That just happened…? Fuck
That just happened…? Fuck
This is fucking sweet
Why did I ever think that it was okay to start caring for other people?
In fact, I’m much better off just being that bastard who doesn’t give a shit about anything.
These people out here, they don’t care about you..they’ll kill you.
I sat in my room thinking, while talking to this wonderful girl via facetime, thinking…maybe it’s better if we stop talking to each other and not see each other after today. This is me feeling down about her and her “on and off” boyfriend.
Turns out, I feel like complete shit the next day and pretty much could not handle it.
so, I break up this silence…”Why can’t I fucking do this?”
I hope I don’t fuck this all up.
She did tell me that she misses me today <3, and it brightened up my day a lot. I think we both don’t want to lose each other, but she also can’t let go of her asshole boyfriend or whatever they are. I really want this, and I’m going to go for it. I just need to keep being myself, keep being the better guy and keep being there for her. Tommy you are a fucking idiot and get a hold of yourself you know all of this stuff. You know she is pretty damn into you and you know that you’ve pretty much reached a wall. Be patient.
Now…..I know I’m stupid like really stupid when it comes to this stuff, but here’s some advice for just about anything
Be honest with yourself and don’t second guess yourself. If things are meant to be; it will in turn, fall in place for you. If it isn’t well maybe you haven’t tried hard enough for this “balance/greater being” to realize that you have earned it. Don’t get me wrong, if life was simple I would just sit back and relax. Earn your right and pay your dues, eventually things will turn up is all I’m saying.
Last words for this post.
“Keep strong Thomas”
Its pretty weird how 1 person can make you go crazy. whether if you can’t stop thinking about them, how incredibly bad you miss this person, how much you talk to this person, how much you see this person. There’s something about them you can’t hold yourself back from. Or maybe that’s just me. o.O
Love is patient, love is kind. It does not envy, it does not boast, it is not proud. It is not rude, it is not self-seeking, it is not easily angered, it keeps no record of wrongs. Love does not delight in evil but rejoices with the truth. It always protects, always trusts, always hopes, always perseveres.
Corinthians 13:4-7
Please don’t anyone contact me, I’m currently away telling everyone to fuck off.

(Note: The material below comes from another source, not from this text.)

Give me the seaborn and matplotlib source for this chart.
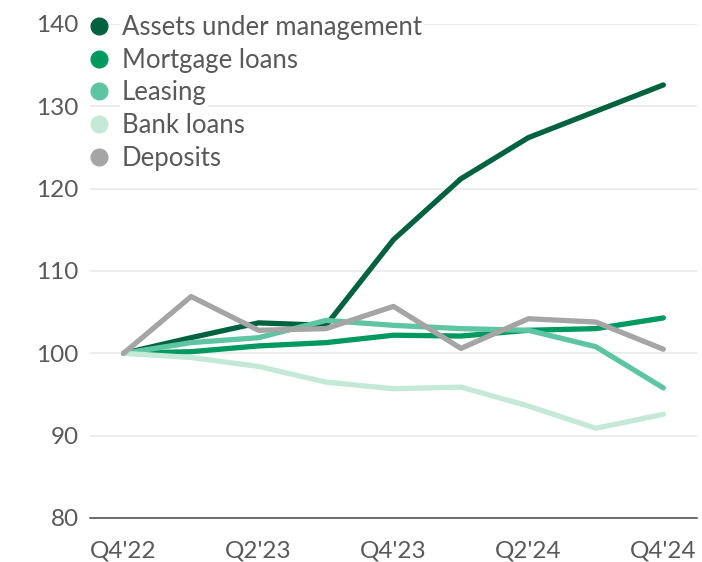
import matplotlib
matplotlib.use("Agg")
import matplotlib.pyplot as plt
from matplotlib.lines import Line2D
from matplotlib.ticker import FixedLocator, NullFormatter
import seaborn as sns
import pandas as pd

quarters = ["Q4'22", "Q1'23", "Q2'23", "Q3'23", "Q4'23", "Q1'24", "Q2'24", "Q3'24", "Q4'24"]
assets_under_management = [100, 101.9, 103.7, 103.4, 113.8, 121.2, 126.2, 129.4, 132.6]
mortgage_loans = [100, 100.2, 100.9, 101.3, 102.2, 102.1, 102.8, 103.0, 104.3]
leasing = [100, 101.3, 101.9, 104.0, 103.4, 103.0, 102.8, 100.8, 95.8]
bank_loans = [100, 99.5, 98.4, 96.5, 95.7, 95.9, 93.6, 90.9, 92.6]
deposits = [100, 106.9, 102.8, 103.0, 105.7, 100.6, 104.2, 103.8, 100.5]

series_names = ["Assets under management", "Mortgage loans", "Leasing", "Bank loans", "Deposits"]
series_values = [assets_under_management, mortgage_loans, leasing, bank_loans, deposits]
colors = ["#00623F", "#00995F", "#5EC5A2", "#C4E9D7", "#A5A5A5"]

y_ticks = [80, 90, 100, 110, 120, 130, 140]
x_tick_labels = ["Q4'22", "Q2'23", "Q4'23", "Q2'24", "Q4'24"]

rows = []
for name, vals in zip(series_names, series_values):
    for i, v in enumerate(vals):
        rows.append({"idx": i, "quarter": quarters[i], "series": name, "value": v})
df = pd.DataFrame(rows)

sns.set_theme(style="white")
plt.rcParams["font.family"] = ["Lato", "DejaVu Sans"]

text_color = "#595959"
fs = 17.5
fig = plt.figure(figsize=(7.02, 5.62), dpi=100)
ax = fig.add_axes([0.128, 0.0783, 0.865, 0.879])

for yv in y_ticks[1:]:
    ax.axhline(yv, color="#EBEBEB", lw=1.3, zorder=0)

sns.lineplot(data=df, x="idx", y="value", hue="series", hue_order=series_names,
             palette=colors, linewidth=3.8, ax=ax, legend=False, sort=False)
for ln in ax.lines:
    ln.set_solid_capstyle("round")
    ln.set_solid_joinstyle("round")

ax.set_xlim(-0.5, 8.5)
ax.set_ylim(80, 140)
ax.set_xlabel("")
ax.set_ylabel("")

ax.set_yticks(y_ticks)
ax.tick_params(axis="y", length=0, pad=8, labelsize=fs, labelcolor=text_color)

label_pos = [quarters.index(q) for q in x_tick_labels]
ax.set_xticks(label_pos)
ax.set_xticklabels(x_tick_labels)
ax.tick_params(axis="x", which="major", length=0, pad=16, labelsize=fs, labelcolor=text_color)
ax.xaxis.set_minor_locator(FixedLocator([i - 0.5 for i in range(len(quarters) + 1)]))
ax.xaxis.set_minor_formatter(NullFormatter())
ax.tick_params(axis="x", which="minor", length=7, width=1.1, color="#444444", direction="out")

for side in ["left", "right", "top"]:
    ax.spines[side].set_visible(False)
ax.spines["bottom"].set_color("#444444")
ax.spines["bottom"].set_linewidth(1.1)

handles = [Line2D([0], [0], marker="o", linestyle="none", markersize=12,
                  markerfacecolor=c, markeredgecolor=c) for c in colors]
leg = ax.legend(handles, series_names, loc="upper left", bbox_to_anchor=(0.124, 0.9735),
                bbox_transform=fig.transFigure, frameon=False, fontsize=18.5,
                handletextpad=0.4, labelspacing=0.3, borderaxespad=0, borderpad=0,
                handlelength=0.95)
for t in leg.get_texts():
    t.set_color(text_color)
    t.set_bbox(dict(facecolor="white", edgecolor="none", pad=1))

fig.savefig("out.png", dpi=100)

don’t fucking ask me how I’m doing or what you want to know. I will fucking hate you.
After all my hard work and effort…I got her to finally say that she likes me.

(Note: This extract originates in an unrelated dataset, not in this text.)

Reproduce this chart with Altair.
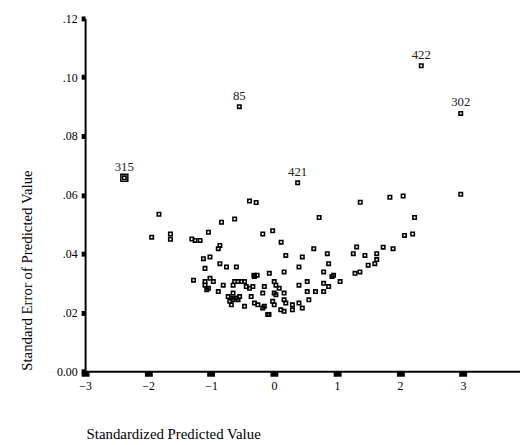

She told me that I’m very real, and the only thing she doesn’t like about me is that “I said I don’t want to be (friends)”.
Be honest, I told myself…no matter how hard it is. Just be honest with yourself.
I have been honest from the beginning and I’m glad she realizes that in me. She asked me why I like her so much? And from my answer….she was surprised by it.
She has never heard anyone tell her what I’ve said to her before. Most guys have told her that they like her because she’s cute/funny/or they are attracted to her. To my surprise…I was wondering, how to do you just like someone just from the surface?
Now my answer, was….
”From all the girls I’ve ever liked, there was always an uneasy/unsure feeling when I would be with them. However, when I’m with her, it just feels right. Everything comes out naturally, and I’m comfortable when I’m around her. I get excited when I get to speak to her and she makes me feel happy all the time.”
She replied back with “…..you just made me have butterflies in my stomach.”
SO damn much I could go on about, but if things don’t work out. I don’t know what I’d do.